CHALLENGE: Give again, exactly as written, the lines of the records below from the line with "Convert this chart to Apache ECharts code." to the line with "const pairs = vals". Both end lines count; pictures do not.

AVAILABLE DATA:
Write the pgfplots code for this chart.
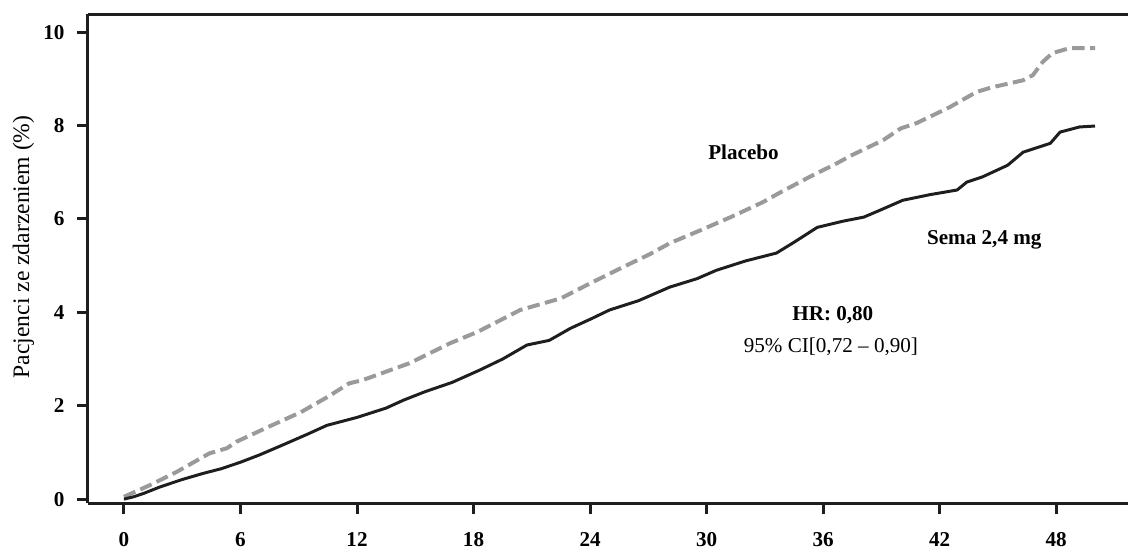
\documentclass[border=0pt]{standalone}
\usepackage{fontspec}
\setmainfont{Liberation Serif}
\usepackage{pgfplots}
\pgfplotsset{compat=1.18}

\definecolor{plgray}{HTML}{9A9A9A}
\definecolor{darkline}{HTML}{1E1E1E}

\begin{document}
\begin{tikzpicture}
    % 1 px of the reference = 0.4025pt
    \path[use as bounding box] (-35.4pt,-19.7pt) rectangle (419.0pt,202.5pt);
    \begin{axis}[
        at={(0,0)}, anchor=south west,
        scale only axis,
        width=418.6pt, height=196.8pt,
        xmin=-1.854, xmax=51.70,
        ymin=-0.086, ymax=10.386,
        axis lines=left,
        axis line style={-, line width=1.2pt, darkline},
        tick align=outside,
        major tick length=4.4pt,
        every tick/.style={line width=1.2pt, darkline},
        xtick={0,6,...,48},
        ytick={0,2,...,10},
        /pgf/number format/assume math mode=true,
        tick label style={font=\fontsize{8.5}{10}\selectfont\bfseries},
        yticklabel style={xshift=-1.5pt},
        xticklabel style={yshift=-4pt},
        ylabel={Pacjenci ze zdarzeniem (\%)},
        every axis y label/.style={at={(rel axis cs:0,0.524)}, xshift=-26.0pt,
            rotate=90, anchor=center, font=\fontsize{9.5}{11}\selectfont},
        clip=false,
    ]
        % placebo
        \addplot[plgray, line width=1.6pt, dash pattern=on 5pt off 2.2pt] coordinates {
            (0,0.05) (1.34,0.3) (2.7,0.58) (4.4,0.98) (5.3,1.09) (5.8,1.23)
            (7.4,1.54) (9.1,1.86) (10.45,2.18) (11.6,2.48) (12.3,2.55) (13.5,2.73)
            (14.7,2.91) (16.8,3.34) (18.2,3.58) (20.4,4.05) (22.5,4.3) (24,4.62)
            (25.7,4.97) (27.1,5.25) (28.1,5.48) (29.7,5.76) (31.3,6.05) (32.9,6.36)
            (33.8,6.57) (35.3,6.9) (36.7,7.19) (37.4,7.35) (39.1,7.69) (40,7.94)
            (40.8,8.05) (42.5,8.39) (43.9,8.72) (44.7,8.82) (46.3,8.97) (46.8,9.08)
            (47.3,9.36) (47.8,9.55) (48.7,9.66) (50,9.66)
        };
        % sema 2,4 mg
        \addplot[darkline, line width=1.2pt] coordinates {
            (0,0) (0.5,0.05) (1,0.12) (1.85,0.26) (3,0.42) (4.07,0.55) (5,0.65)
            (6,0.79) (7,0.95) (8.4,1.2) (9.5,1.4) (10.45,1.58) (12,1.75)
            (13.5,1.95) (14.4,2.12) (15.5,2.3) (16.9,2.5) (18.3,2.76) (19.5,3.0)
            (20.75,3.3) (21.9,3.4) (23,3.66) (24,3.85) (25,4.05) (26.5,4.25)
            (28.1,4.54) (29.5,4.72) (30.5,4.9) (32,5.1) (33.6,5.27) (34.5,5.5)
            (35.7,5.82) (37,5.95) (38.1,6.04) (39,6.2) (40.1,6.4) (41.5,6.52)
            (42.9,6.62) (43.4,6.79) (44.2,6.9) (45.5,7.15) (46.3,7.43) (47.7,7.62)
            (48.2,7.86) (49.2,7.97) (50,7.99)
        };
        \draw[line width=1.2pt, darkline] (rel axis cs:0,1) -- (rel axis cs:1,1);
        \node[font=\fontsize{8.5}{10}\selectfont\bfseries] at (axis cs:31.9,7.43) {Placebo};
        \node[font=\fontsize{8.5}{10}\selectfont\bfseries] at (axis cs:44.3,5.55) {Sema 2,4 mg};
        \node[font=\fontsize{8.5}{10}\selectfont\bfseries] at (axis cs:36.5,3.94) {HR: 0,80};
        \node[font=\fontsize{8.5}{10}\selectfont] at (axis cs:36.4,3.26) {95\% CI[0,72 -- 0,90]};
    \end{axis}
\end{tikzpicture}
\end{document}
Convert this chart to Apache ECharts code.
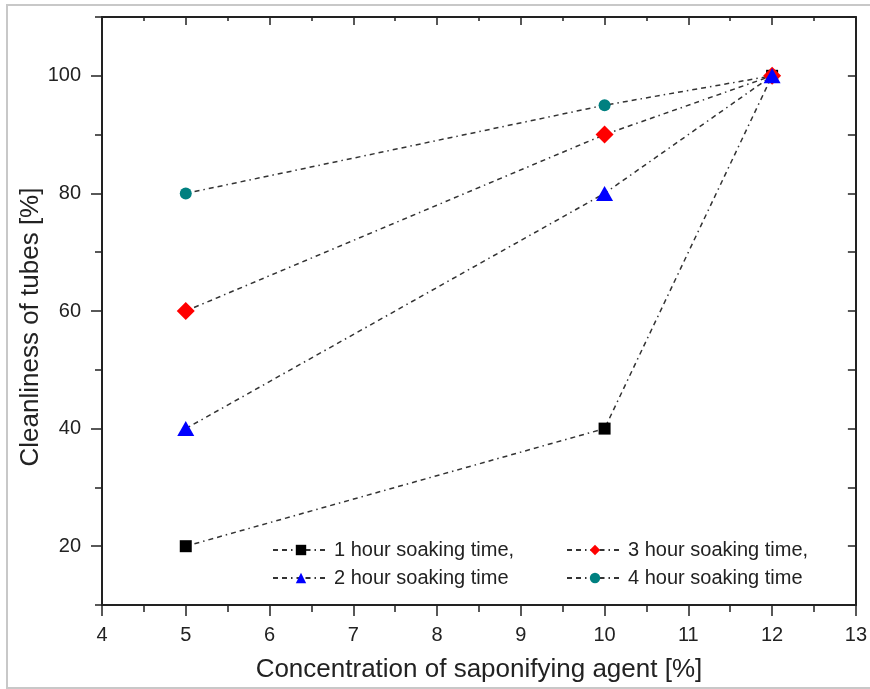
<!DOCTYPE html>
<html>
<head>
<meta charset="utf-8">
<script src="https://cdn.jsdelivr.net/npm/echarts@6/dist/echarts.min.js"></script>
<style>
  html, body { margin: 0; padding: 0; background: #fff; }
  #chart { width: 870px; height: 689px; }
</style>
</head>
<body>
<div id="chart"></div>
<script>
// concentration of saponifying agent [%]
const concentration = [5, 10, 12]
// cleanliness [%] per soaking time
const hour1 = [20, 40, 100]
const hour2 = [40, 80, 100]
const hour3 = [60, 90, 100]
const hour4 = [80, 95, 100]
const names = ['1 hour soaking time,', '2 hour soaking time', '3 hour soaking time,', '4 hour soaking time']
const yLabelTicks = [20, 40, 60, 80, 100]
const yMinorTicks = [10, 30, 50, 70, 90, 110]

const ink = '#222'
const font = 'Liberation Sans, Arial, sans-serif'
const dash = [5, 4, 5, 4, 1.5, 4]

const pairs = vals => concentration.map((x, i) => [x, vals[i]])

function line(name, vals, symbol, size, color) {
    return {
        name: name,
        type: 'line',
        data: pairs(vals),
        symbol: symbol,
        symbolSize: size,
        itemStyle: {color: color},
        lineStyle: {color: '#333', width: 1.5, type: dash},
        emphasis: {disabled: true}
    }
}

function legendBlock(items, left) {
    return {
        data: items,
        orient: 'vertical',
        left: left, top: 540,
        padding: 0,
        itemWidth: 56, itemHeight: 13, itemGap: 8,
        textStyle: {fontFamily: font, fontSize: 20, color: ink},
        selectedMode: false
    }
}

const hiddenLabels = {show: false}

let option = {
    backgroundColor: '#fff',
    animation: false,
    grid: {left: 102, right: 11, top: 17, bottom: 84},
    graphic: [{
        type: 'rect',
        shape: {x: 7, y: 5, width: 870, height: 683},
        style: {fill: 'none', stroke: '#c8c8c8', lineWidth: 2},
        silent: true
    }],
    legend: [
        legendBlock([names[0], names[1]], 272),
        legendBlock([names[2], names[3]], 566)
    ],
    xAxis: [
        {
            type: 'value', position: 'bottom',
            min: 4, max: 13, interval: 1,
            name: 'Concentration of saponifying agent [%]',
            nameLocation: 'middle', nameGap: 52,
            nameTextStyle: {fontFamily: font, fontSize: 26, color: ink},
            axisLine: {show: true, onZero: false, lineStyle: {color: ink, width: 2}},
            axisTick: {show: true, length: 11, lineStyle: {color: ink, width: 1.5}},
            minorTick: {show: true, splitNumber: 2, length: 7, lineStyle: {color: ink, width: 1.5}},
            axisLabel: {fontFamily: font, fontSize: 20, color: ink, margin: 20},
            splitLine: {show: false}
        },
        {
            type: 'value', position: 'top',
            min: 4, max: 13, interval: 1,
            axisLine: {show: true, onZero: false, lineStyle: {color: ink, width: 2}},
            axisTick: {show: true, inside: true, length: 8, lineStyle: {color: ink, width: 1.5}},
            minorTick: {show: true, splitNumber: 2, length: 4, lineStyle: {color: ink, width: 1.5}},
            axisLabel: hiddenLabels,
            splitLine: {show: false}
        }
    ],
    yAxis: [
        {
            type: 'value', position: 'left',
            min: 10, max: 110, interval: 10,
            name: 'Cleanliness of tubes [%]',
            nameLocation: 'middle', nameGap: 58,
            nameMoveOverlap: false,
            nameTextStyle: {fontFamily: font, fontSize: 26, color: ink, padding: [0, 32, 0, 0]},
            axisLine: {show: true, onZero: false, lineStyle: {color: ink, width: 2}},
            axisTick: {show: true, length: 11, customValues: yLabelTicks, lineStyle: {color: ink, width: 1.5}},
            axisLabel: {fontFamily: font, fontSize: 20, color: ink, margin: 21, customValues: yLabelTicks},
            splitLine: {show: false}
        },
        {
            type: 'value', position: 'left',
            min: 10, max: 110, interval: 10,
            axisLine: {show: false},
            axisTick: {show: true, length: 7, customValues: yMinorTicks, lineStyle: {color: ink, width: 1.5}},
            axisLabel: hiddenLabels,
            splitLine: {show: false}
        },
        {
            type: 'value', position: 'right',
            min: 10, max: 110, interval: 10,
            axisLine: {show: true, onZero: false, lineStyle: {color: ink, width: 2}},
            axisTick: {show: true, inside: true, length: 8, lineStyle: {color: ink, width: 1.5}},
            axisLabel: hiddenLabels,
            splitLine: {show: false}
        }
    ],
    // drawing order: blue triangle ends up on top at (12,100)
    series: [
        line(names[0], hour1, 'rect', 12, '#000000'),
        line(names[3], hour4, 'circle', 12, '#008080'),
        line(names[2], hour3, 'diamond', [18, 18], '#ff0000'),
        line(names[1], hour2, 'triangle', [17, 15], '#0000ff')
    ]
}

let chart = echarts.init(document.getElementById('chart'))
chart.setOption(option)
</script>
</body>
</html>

EXERCISE RESULT:
Convert this chart to Apache ECharts code.
<!DOCTYPE html>
<html>
<head>
<meta charset="utf-8">
<script src="https://cdn.jsdelivr.net/npm/echarts@6/dist/echarts.min.js"></script>
<style>
  html, body { margin: 0; padding: 0; background: #fff; }
  #chart { width: 870px; height: 689px; }
</style>
</head>
<body>
<div id="chart"></div>
<script>
// concentration of saponifying agent [%]
const concentration = [5, 10, 12]
// cleanliness [%] per soaking time
const hour1 = [20, 40, 100]
const hour2 = [40, 80, 100]
const hour3 = [60, 90, 100]
const hour4 = [80, 95, 100]
const names = ['1 hour soaking time,', '2 hour soaking time', '3 hour soaking time,', '4 hour soaking time']
const yLabelTicks = [20, 40, 60, 80, 100]
const yMinorTicks = [10, 30, 50, 70, 90, 110]

const ink = '#222'
const font = 'Liberation Sans, Arial, sans-serif'
const dash = [5, 4, 5, 4, 1.5, 4]

const pairs = vals => concentration.map((x, i) => [x, vals[i]])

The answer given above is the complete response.